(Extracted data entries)
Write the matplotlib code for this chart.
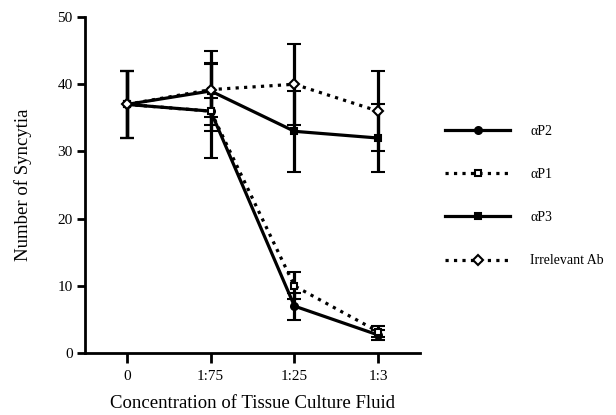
import numpy as np
import matplotlib
matplotlib.use("Agg")
import matplotlib.pyplot as plt

plt.rcParams['font.family'] = ['Liberation Serif', 'DejaVu Serif']

# data
categories = ["0", "1:75", "1:25", "1:3"]
ap2 = [37, 36, 7, 2.7]
ap2_err = [5, 7, 2, 0.8]
ap1 = [37, 36, 10, 3.2]
ap1_err = [5, 2, 2, 0.8]
ap3 = [37, 39, 33, 32]
ap3_err = [5, 6, 6, 5]
irr = [37, 39.2, 40, 36]
irr_err = [5, 4, 6, 6]

series = [
    ("\u03b1P2", ap2, ap2_err, "-", "o", "black"),
    ("\u03b1P1", ap1, ap1_err, ":", "s", "white"),
    ("\u03b1P3", ap3, ap3_err, "-", "s", "black"),
    ("Irrelevant Ab", irr, irr_err, ":", "D", "white"),
]

fig = plt.figure(figsize=(6.16, 4.15), dpi=100)
ax = fig.add_axes([0.138, 0.149, 0.544, 0.81])

x = np.arange(len(categories))
for label, y, err, ls, mk, mfc in series:
    ax.errorbar(x, y, yerr=err, color="black", linestyle=ls, linewidth=2.3,
                marker=mk, markersize=5, markerfacecolor=mfc,
                markeredgecolor="black", markeredgewidth=1.5,
                elinewidth=2.3, capsize=5, capthick=2.3, label=label)

ax.set_xlim(-0.5, 3.5)
ax.set_ylim(0, 50)
ax.set_xticks(x)
ax.set_xticklabels(categories, fontsize=11)
ax.set_yticks([0, 10, 20, 30, 40, 50])
ax.tick_params(axis="y", labelsize=11, width=2, length=6, pad=3)
ax.tick_params(axis="x", width=2, length=7, pad=5)
ax.spines["top"].set_visible(False)
ax.spines["right"].set_visible(False)
ax.spines["left"].set_linewidth(2)
ax.spines["bottom"].set_linewidth(2)
ax.set_xlabel("Concentration of Tissue Culture Fluid", fontsize=13.5, labelpad=9)
ax.set_ylabel("Number of Syncytia", fontsize=13.5, labelpad=18)

handles, labels = ax.get_legend_handles_labels()
handles = [h[0] for h in handles]
ax.legend(handles, labels, loc="center left", bbox_to_anchor=(1.074, 0.467),
          frameon=False, handlelength=4.7, labelspacing=2.17, fontsize=10,
          borderpad=0, borderaxespad=0, handletextpad=1.45)

fig.savefig("out.png", dpi=100)
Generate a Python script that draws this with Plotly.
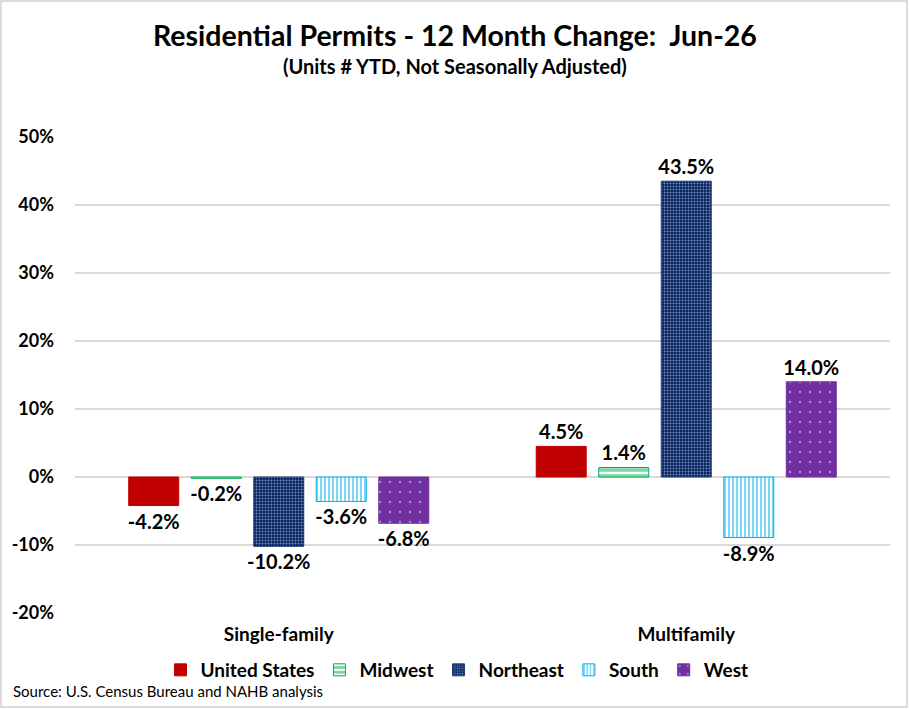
import plotly.graph_objects as go

categories = ["Single-family", "Multifamily"]
series_names = ["United States", "Midwest", "Northeast", "South", "West"]
us = [-4.2, 4.5]
midwest = [-0.2, 1.4]
northeast = [-10.2, 43.5]
south = [-3.6, -8.9]
west = [-6.8, 14.0]
y_ticks = [-20, -10, 0, 10, 20, 30, 40, 50]

W, H = 909, 709
ML, MR, MT, MB = 75, 19, 137, 96
PW, PH = W - ML - MR, H - MT - MB

def px_x(x):
    return (x - ML) / PW

def px_y(y):
    return (H - MB - y) / PH

FONT = "Lato"

styles = [
    dict(color="#C00000", line="#C00000", pattern=None),
    dict(color="#FFFFFF", line="#00B050",
         pattern=dict(shape="-", fgcolor="#00B050", bgcolor="#FFFFFF", size=6, solidity=0.6)),
    dict(color="#002060", line="#1F3F7A",
         pattern=dict(shape=".", fgcolor="#FFFFFF", bgcolor="#002060", size=3, solidity=0.35)),
    dict(color="#FFFFFF", line="#00B0F0",
         pattern=dict(shape="|", fgcolor="#00B0F0", bgcolor="#FFFFFF", size=4, solidity=0.5)),
    dict(color="#7030A0", line="#7030A0",
         pattern=dict(shape=".", fgcolor="#FFFFFF", bgcolor="#7030A0", size=10, solidity=0.04)),
]

data = [us, midwest, northeast, south, west]

fig = go.Figure()
for name, vals, st in zip(series_names, data, styles):
    marker = dict(color=st["color"], line=dict(color=st["line"], width=1))
    if st["pattern"]:
        marker["pattern"] = st["pattern"]
    fig.add_trace(go.Bar(
        x=categories, y=vals, name=name, marker=marker,
        texttemplate="%{y:.1f}%", textposition="outside", constraintext="none",
        textfont=dict(family=FONT, size=20, color="#000000", weight="bold"),
        cliponaxis=False,
    ))

fig.update_layout(
    width=W, height=H,
    margin=dict(l=ML, r=MR, t=MT, b=MB),
    paper_bgcolor="white", plot_bgcolor="white",
    barmode="group", bargap=0.233, bargroupgap=0.2,
    font=dict(family=FONT, color="#000000"),
    showlegend=True,
    legend=dict(orientation="h", x=px_x(457), xanchor="center", y=px_y(670), yanchor="middle",
                font=dict(family=FONT, size=19, weight="bold"), traceorder="normal",
                itemwidth=30, bgcolor="rgba(0,0,0,0)"),
    xaxis=dict(showgrid=False, showline=False, ticks="",
               tickfont=dict(family=FONT, size=19, weight="bold"), ticklabelstandoff=8),
    yaxis=dict(range=[-20, 50], tickvals=y_ticks, ticktext=[f"{v}%" for v in y_ticks],
               showgrid=True, gridcolor="#D9D9D9", gridwidth=1.5,
               zeroline=True, zerolinecolor="#D9D9D9", zerolinewidth=1.5,
               showline=False, ticks="",
               tickfont=dict(family=FONT, size=18, weight="bold"), ticklabelstandoff=20),
    annotations=[
        dict(text="Residential Permits - 12 Month Change:  Jun-26", xref="paper", yref="paper",
             x=px_x(455), y=px_y(35), xanchor="center", yanchor="middle", showarrow=False,
             font=dict(family=FONT, size=28.5, weight="bold")),
        dict(text="(Units # YTD, Not Seasonally Adjusted)", xref="paper", yref="paper",
             x=px_x(455), y=px_y(66), xanchor="center", yanchor="middle", showarrow=False,
             font=dict(family=FONT, size=20, weight="bold")),
        dict(text="Source: U.S. Census Bureau and NAHB analysis", xref="paper", yref="paper",
             x=px_x(11), y=px_y(691), xanchor="left", yanchor="middle", showarrow=False,
             font=dict(family=FONT, size=15)),
    ],
    shapes=[
        dict(type="rect", xref="paper", yref="paper",
             x0=px_x(1), x1=px_x(907), y0=px_y(707), y1=px_y(1),
             line=dict(color="#D0D0D0", width=1.5), fillcolor="rgba(0,0,0,0)", layer="below"),
    ],
)

fig.write_html("out.html", config={"displayModeBar": False},
               post_script="document.body.style.margin='0px';")
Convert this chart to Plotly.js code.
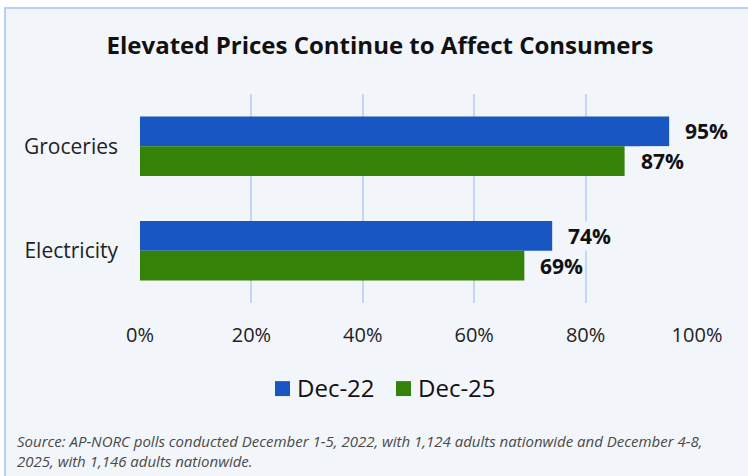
<!DOCTYPE html>
<html>
<head>
<meta charset="utf-8">
<script src="https://cdn.plot.ly/plotly-3.0.1.min.js"></script>
<style>
  html, body { margin: 0; padding: 0; background: #ffffff; width: 748px; height: 476px; overflow: hidden; }
  #frame { position: absolute; left: 4px; top: 7px; width: 760px; height: 490px; background: #f2f5f9; border-left: 2px solid #b7d0f6; border-top: 2px solid #b7d0f6; }
  #chart { position: absolute; left: 0; top: 0; width: 748px; height: 476px; }
</style>
</head>
<body>
<div id="frame"></div>
<div id="chart"></div>
<script>
const categories = ["Groceries", "Electricity"];
const seriesNames = ["Dec-22", "Dec-25"];
const dec22 = [95, 74];
const dec25 = [87, 69];
const tickValues = [0, 20, 40, 60, 80, 100];
const tickLabels = ["0%", "20%", "40%", "60%", "80%", "100%"];
const colors = ["#1857c3", "#348207"];
const titleText = "Elevated Prices Continue to Affect Consumers";
const sourceText = "Source: AP-NORC polls conducted December 1-5, 2022, with 1,124 adults nationwide and December 4-8,<br>2025, with 1,146 adults nationwide.";

const allSeries = [dec22, dec25];
const traces = allSeries.map((vals, i) => ({
  type: "bar",
  orientation: "h",
  name: seriesNames[i],
  y: categories,
  x: vals,
  marker: { color: colors[i] },
  hoverinfo: "skip",
  showlegend: false
}));

// plot-area geometry used to place the custom legend (pixels -> paper)
const PL = 140, PW = 557, PB = 303.5, PH = 210;
const px = v => (v - PL) / PW;
const py = v => (PB - v) / PH;

const annotations = [];
const shapes = [];
allSeries.forEach((vals, i) => {
  vals.forEach((v, j) => {
    annotations.push({
      x: v, y: categories[j], xref: "x", yref: "y",
      text: "<b>" + v + "%</b>",
      showarrow: false, xanchor: "left", yanchor: "middle",
      xshift: 15, yshift: i === 0 ? 15 : -15,
      font: { family: "Open Sans", size: 21, color: "#111111" },
      bgcolor: "#f2f5f9", borderpad: 0
    });
  });
});

// custom legend (square swatches)
const legendSwatchX = [275, 396];
seriesNames.forEach((name, i) => {
  const x0 = legendSwatchX[i];
  shapes.push({
    type: "rect", xref: "paper", yref: "paper",
    x0: px(x0), x1: px(x0 + 15), y0: py(397), y1: py(382),
    fillcolor: colors[i], line: { width: 0 }
  });
  annotations.push({
    xref: "paper", yref: "paper", x: px(x0 + 20), y: py(388),
    xanchor: "left", yanchor: "middle", showarrow: false,
    text: name,
    font: { family: "Open Sans", size: 24, color: "#111111" }
  });
});

annotations.push({
  xref: "paper", yref: "paper", x: px(15), y: py(430),
  xanchor: "left", yanchor: "top", align: "left", showarrow: false,
  text: "<i>" + sourceText + "</i>",
  font: { family: "Open Sans", size: 15, color: "#4a4a4a" }
});

const layout = {
  width: 748, height: 476,
  margin: { l: 140, r: 51, t: 93.5, b: 172.5 },
  paper_bgcolor: "rgba(0,0,0,0)",
  plot_bgcolor: "rgba(0,0,0,0)",
  title: {
    text: "<b>" + titleText + "</b>",
    x: 0.508, xref: "container", xanchor: "center",
    y: 0.905, yref: "container", yanchor: "middle",
    font: { family: "Open Sans", size: 24, color: "#111111" }
  },
  barmode: "group",
  bargap: 0.43,
  bargroupgap: 0,
  showlegend: false,
  xaxis: {
    range: [0, 100], tickvals: tickValues, ticktext: tickLabels,
    showgrid: true, gridcolor: "#c3d7f5", gridwidth: 2, zeroline: false,
    showline: false, ticks: "", ticklabelstandoff: 18,
    tickfont: { family: "Open Sans", size: 20, color: "#222222" },
    fixedrange: true
  },
  yaxis: {
    autorange: "reversed", showgrid: false, zeroline: false, showline: false,
    ticks: "", ticklabelstandoff: 21,
    tickfont: { family: "Open Sans", size: 21, color: "#222222" },
    fixedrange: true
  },
  shapes: shapes,
  annotations: annotations
};

Plotly.newPlot("chart", traces, layout, { displayModeBar: false, staticPlot: true });
</script>
</body>
</html>
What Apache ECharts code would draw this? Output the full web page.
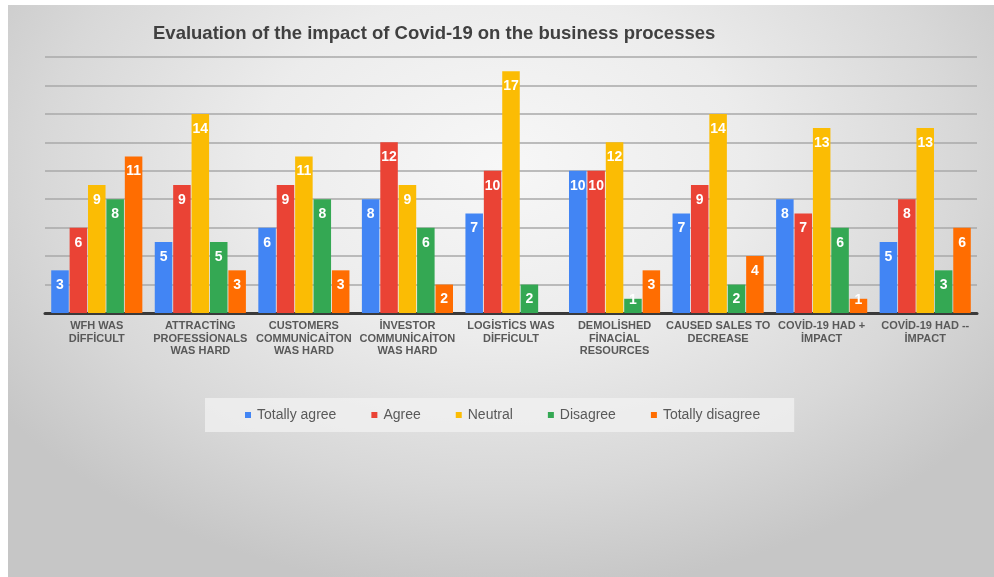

• [EXERCISE DESCRIPTION]
Repeat only the lines between the start of the data and the line with "irr_err = [5, 4, 6, 6]", including those two lines, and skip the pictures.

• [WORKED SOLUTION]
Write the matplotlib code for this chart.
import numpy as np
import matplotlib
matplotlib.use("Agg")
import matplotlib.pyplot as plt

plt.rcParams['font.family'] = ['Liberation Serif', 'DejaVu Serif']

# data
categories = ["0", "1:75", "1:25", "1:3"]
ap2 = [37, 36, 7, 2.7]
ap2_err = [5, 7, 2, 0.8]
ap1 = [37, 36, 10, 3.2]
ap1_err = [5, 2, 2, 0.8]
ap3 = [37, 39, 33, 32]
ap3_err = [5, 6, 6, 5]
irr = [37, 39.2, 40, 36]
irr_err = [5, 4, 6, 6]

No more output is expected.